[Short task]: Copy, from the entries below, each line in which the string "this" appears.

— START Data supplied —

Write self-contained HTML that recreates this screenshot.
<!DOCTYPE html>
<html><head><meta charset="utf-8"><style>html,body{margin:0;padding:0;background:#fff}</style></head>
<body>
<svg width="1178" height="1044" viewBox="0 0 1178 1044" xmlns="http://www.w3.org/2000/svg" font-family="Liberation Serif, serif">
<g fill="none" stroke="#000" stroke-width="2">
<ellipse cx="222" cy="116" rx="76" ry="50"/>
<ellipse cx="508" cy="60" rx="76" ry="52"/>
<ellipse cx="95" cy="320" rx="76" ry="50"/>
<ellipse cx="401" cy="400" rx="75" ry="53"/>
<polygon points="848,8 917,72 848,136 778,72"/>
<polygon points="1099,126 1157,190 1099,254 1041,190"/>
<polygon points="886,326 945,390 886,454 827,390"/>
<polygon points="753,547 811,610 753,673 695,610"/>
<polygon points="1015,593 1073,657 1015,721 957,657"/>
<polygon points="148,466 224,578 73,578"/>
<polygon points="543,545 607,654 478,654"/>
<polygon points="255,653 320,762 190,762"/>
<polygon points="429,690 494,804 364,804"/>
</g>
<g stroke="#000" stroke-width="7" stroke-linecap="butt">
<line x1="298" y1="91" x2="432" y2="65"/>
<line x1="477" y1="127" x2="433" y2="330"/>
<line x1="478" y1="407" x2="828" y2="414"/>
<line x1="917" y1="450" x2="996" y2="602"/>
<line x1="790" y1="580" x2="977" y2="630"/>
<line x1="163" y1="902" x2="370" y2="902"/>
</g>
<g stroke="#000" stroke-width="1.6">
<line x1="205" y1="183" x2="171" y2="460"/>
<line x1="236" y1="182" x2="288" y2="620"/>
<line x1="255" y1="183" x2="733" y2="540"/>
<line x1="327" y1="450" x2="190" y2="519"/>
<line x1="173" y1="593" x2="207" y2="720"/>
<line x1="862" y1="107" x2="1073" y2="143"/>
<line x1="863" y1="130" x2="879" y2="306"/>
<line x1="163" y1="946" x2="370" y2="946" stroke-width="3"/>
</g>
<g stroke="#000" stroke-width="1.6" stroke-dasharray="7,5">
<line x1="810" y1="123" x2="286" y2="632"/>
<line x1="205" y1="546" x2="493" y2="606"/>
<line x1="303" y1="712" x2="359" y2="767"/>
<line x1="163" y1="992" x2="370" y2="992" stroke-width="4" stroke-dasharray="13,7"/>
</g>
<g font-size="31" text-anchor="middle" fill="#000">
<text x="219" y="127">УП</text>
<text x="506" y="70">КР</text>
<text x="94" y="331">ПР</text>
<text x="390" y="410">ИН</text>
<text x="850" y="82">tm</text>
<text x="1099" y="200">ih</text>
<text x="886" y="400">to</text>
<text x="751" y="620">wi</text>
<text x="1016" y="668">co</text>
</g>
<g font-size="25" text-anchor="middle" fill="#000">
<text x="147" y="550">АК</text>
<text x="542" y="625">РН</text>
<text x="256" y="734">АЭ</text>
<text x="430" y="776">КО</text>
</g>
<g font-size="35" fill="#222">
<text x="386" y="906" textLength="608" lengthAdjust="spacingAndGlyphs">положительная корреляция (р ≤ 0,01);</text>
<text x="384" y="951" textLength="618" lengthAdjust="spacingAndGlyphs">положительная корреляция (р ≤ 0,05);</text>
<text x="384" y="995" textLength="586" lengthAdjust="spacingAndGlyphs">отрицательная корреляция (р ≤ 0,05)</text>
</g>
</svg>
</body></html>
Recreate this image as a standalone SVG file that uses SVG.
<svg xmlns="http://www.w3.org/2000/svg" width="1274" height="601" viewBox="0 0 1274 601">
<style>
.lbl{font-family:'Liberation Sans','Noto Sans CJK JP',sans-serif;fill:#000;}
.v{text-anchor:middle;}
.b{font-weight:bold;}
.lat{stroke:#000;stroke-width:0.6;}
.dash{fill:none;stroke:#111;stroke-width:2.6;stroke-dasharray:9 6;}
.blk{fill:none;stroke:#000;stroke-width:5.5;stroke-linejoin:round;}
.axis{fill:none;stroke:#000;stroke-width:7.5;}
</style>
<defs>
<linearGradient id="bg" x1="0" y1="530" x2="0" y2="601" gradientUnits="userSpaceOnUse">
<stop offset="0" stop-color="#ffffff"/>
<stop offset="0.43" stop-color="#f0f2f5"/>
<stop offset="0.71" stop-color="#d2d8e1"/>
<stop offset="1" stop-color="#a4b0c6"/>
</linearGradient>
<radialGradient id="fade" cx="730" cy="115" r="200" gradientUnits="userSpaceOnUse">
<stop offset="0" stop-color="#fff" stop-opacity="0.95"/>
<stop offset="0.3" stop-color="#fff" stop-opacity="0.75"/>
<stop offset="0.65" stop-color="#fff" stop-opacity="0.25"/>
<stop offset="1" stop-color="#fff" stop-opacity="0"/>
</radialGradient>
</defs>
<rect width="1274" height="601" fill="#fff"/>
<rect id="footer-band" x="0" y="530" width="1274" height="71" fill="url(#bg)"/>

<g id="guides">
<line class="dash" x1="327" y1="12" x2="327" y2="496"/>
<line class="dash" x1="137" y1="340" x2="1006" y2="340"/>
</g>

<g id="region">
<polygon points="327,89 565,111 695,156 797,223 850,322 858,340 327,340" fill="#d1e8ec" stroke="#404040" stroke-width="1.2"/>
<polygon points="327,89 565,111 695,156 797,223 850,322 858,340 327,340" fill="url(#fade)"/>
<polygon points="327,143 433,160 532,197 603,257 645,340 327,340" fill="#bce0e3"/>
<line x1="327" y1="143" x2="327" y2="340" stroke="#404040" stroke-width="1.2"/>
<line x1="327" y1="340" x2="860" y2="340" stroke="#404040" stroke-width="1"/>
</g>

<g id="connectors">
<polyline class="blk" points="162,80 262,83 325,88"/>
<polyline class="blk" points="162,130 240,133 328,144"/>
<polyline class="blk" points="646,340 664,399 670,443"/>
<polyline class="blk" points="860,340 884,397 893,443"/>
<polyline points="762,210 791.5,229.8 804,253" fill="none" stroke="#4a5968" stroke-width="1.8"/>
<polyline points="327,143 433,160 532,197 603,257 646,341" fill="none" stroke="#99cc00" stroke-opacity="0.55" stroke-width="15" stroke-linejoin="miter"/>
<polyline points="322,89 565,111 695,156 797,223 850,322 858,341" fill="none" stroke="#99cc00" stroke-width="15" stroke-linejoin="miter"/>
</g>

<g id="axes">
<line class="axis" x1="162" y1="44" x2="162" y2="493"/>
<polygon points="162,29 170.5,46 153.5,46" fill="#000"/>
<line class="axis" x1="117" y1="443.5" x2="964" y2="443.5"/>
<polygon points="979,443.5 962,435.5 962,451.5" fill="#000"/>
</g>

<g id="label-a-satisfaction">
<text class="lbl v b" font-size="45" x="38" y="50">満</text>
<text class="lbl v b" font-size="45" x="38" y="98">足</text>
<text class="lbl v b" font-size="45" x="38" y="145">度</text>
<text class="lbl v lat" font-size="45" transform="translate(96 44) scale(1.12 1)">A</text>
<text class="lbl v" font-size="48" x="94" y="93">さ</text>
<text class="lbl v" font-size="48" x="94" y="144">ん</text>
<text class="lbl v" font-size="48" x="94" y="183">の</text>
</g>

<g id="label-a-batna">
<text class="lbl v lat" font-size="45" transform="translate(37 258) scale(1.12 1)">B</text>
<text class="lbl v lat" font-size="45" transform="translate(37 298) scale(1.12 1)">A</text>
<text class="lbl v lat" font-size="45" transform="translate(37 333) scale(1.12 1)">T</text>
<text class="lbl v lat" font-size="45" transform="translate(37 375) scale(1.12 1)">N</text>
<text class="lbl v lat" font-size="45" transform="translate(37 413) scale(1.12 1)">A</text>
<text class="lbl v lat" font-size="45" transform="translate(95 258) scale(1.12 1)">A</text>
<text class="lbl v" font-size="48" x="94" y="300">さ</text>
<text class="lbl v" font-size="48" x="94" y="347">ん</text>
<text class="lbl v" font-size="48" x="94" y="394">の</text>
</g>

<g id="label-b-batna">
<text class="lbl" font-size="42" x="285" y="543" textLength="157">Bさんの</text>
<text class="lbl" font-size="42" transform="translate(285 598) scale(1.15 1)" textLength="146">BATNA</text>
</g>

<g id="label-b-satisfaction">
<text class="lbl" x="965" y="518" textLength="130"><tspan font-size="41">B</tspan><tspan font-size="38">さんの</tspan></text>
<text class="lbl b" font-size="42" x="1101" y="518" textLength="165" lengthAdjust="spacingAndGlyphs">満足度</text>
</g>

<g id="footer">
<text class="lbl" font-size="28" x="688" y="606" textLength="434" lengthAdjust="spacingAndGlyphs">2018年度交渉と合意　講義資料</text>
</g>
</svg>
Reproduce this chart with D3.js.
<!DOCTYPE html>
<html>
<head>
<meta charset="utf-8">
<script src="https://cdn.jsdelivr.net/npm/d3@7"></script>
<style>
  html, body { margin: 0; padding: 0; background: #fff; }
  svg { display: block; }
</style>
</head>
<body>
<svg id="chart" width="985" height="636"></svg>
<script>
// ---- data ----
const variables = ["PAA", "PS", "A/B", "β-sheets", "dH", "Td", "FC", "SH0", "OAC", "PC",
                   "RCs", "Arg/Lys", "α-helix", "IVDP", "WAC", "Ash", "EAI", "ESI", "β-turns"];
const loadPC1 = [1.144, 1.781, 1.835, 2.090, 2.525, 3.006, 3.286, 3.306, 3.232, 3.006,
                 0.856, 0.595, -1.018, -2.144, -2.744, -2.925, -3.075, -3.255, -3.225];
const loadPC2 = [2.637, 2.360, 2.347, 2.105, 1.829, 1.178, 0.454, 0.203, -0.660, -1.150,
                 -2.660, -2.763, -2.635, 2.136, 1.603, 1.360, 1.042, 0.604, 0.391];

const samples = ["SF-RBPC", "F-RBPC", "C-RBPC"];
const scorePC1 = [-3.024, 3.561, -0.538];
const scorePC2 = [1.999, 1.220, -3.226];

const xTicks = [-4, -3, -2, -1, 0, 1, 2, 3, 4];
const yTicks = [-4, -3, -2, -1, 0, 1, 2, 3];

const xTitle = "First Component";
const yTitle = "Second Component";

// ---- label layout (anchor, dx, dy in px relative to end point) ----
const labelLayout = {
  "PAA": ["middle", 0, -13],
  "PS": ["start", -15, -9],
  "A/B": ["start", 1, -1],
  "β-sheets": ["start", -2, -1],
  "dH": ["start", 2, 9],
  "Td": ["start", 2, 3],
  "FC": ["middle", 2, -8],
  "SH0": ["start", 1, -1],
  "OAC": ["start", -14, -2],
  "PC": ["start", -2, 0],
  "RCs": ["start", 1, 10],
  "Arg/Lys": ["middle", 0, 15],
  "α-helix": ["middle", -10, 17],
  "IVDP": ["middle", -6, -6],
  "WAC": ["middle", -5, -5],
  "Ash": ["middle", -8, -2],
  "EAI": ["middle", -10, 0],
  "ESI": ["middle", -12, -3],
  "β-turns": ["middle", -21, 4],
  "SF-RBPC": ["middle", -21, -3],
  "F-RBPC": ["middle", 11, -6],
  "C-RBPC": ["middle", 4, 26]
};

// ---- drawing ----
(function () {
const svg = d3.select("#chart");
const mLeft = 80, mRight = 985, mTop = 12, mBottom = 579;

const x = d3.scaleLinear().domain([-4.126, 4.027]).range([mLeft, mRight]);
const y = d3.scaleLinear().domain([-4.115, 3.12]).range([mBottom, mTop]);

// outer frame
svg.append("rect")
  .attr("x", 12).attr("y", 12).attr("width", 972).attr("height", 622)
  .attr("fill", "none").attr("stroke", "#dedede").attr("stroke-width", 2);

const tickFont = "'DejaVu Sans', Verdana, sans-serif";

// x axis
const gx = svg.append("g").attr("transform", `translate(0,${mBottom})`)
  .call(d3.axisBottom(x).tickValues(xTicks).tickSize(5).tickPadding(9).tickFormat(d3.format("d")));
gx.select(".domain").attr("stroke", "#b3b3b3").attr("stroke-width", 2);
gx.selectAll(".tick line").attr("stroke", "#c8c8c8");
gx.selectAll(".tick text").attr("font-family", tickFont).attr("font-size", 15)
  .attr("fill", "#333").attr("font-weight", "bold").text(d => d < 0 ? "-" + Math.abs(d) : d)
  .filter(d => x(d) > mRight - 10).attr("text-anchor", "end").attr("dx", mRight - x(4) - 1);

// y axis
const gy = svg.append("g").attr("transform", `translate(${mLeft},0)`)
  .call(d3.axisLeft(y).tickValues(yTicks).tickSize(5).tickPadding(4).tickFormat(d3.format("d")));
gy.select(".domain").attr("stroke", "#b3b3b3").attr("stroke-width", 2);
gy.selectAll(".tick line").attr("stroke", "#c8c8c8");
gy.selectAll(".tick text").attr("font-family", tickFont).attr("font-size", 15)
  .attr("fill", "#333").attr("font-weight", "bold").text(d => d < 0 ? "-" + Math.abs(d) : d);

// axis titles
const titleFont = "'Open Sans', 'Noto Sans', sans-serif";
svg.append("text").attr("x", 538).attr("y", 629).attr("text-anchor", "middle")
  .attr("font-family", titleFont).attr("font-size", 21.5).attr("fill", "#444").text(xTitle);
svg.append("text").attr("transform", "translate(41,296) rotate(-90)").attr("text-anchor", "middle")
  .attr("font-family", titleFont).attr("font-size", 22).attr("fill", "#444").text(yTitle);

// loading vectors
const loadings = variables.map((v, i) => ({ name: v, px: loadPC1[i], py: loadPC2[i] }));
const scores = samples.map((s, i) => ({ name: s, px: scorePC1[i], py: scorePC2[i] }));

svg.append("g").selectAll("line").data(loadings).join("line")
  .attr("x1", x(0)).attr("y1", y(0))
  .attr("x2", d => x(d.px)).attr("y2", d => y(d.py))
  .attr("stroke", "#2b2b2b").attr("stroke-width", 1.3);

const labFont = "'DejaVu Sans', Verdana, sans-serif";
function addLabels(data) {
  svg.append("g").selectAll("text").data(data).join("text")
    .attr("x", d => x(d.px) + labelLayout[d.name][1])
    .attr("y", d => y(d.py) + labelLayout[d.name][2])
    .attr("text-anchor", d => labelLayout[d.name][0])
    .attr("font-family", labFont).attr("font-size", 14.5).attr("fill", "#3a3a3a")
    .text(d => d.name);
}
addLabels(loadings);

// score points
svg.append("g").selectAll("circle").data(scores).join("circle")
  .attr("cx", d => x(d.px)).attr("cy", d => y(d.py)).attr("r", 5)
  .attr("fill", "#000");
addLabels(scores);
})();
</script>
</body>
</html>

— END Data supplied —

[The reply]:
Write self-contained HTML that recreates this screenshot.
Recreate this image as a standalone SVG file that uses SVG.
Reproduce this chart with D3.js.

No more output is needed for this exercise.